DESCRIPTION OF THE TASK:
Tally each line where the word "this" occurs, then give only the total.

MATERIAL SHOWN:
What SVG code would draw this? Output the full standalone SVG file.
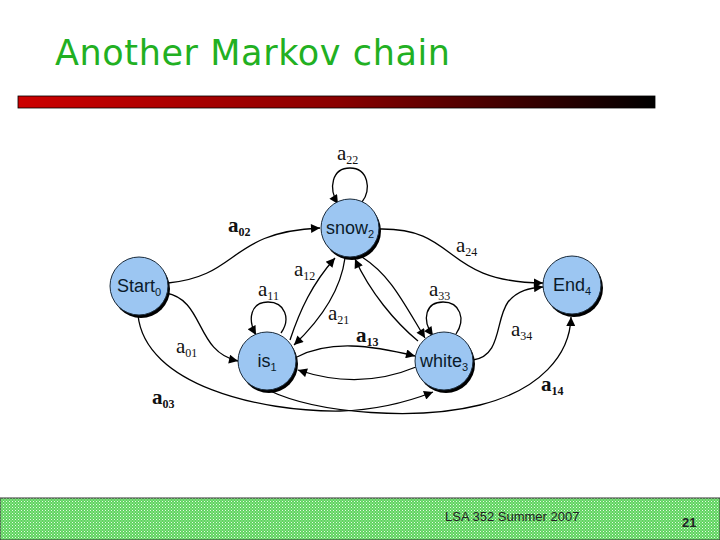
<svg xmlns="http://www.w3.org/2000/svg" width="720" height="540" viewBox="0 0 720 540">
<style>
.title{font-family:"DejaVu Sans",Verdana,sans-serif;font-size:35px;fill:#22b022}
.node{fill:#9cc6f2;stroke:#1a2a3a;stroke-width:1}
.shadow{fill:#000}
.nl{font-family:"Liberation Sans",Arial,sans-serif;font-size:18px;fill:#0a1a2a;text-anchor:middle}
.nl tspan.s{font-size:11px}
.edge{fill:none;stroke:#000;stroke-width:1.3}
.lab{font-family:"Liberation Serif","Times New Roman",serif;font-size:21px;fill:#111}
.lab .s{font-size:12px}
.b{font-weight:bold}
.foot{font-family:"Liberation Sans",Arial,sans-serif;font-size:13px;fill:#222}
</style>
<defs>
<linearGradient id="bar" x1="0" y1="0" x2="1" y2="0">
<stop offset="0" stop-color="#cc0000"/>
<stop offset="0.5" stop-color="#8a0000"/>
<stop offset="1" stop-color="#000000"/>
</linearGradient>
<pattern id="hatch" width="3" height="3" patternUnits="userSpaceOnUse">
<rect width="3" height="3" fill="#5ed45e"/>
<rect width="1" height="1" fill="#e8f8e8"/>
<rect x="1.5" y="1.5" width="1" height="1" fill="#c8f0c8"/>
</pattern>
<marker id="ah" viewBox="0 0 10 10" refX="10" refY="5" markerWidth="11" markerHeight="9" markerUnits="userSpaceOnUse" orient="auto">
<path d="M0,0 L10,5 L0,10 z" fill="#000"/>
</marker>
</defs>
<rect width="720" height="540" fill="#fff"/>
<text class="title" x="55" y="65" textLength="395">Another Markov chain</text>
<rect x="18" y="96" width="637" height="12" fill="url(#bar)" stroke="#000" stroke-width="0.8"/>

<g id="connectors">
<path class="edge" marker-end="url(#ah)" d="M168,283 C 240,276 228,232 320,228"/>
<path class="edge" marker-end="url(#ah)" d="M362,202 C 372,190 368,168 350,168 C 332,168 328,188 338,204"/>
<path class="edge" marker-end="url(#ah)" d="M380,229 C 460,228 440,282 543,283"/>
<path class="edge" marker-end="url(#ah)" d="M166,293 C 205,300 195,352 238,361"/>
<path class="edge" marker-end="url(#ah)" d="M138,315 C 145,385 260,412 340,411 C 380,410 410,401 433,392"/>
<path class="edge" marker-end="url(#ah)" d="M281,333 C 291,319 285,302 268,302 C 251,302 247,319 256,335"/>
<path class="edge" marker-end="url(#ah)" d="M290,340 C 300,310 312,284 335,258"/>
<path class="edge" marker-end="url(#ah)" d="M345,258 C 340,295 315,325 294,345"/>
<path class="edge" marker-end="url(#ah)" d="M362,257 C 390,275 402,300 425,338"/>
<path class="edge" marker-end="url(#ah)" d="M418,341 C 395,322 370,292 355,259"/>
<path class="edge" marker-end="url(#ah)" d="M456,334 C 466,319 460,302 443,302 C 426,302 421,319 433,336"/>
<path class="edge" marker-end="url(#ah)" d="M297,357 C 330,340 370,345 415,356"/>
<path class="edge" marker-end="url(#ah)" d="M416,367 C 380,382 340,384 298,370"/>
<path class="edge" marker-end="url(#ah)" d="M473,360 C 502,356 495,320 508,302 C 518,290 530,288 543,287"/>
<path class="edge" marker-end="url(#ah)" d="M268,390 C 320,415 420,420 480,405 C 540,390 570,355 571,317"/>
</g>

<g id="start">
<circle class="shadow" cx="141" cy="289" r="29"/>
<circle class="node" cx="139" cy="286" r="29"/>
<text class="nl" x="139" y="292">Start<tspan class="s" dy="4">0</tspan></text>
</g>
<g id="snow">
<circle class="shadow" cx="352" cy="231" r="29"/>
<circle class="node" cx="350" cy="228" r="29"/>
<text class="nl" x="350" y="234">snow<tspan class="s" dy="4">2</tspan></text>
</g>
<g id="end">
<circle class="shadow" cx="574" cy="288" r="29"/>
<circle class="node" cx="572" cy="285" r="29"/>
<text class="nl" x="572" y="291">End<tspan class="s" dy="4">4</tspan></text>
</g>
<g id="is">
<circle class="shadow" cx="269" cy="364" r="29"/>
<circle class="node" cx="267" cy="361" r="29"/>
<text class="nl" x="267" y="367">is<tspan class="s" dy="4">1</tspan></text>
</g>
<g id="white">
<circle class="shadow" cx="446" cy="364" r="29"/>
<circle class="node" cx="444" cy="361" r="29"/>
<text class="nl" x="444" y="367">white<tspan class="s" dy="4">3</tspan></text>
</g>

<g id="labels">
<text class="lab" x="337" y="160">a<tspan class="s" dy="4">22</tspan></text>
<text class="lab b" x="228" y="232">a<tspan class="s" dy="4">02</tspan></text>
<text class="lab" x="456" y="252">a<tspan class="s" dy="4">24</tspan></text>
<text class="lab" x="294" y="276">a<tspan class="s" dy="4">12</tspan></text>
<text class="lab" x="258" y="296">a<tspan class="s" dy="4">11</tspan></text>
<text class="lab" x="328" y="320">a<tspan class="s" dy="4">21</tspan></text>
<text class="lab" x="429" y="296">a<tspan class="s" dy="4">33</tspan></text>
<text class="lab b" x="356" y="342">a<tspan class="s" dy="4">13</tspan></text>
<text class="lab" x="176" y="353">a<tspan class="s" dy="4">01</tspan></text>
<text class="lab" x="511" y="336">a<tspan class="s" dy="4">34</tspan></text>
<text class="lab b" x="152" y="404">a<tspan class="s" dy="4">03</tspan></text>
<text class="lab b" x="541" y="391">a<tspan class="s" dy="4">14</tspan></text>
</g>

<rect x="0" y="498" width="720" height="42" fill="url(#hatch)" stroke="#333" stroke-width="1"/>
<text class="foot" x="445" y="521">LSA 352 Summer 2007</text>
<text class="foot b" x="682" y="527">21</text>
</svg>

* * *

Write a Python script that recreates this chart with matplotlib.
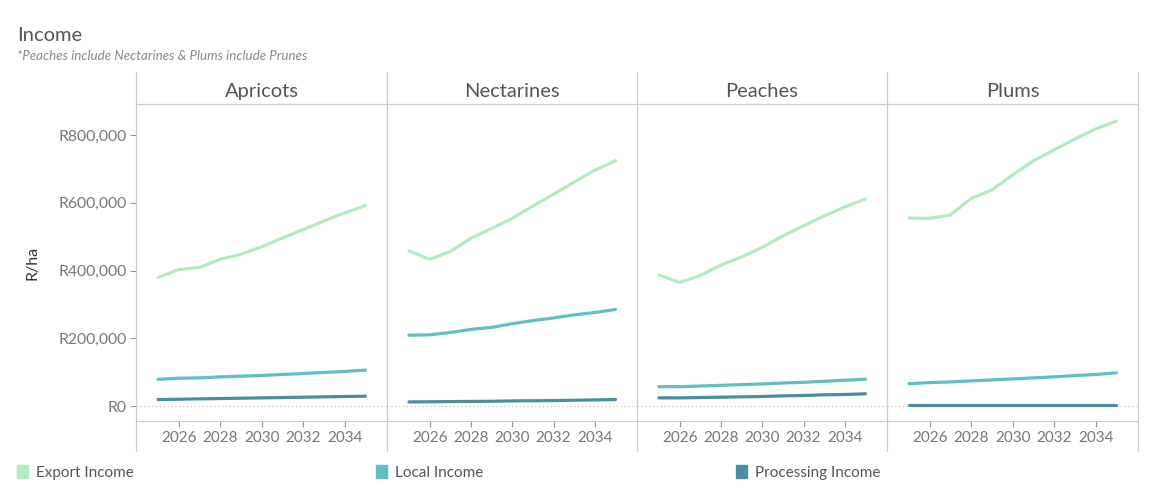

EXERCISE RESPONSE:
2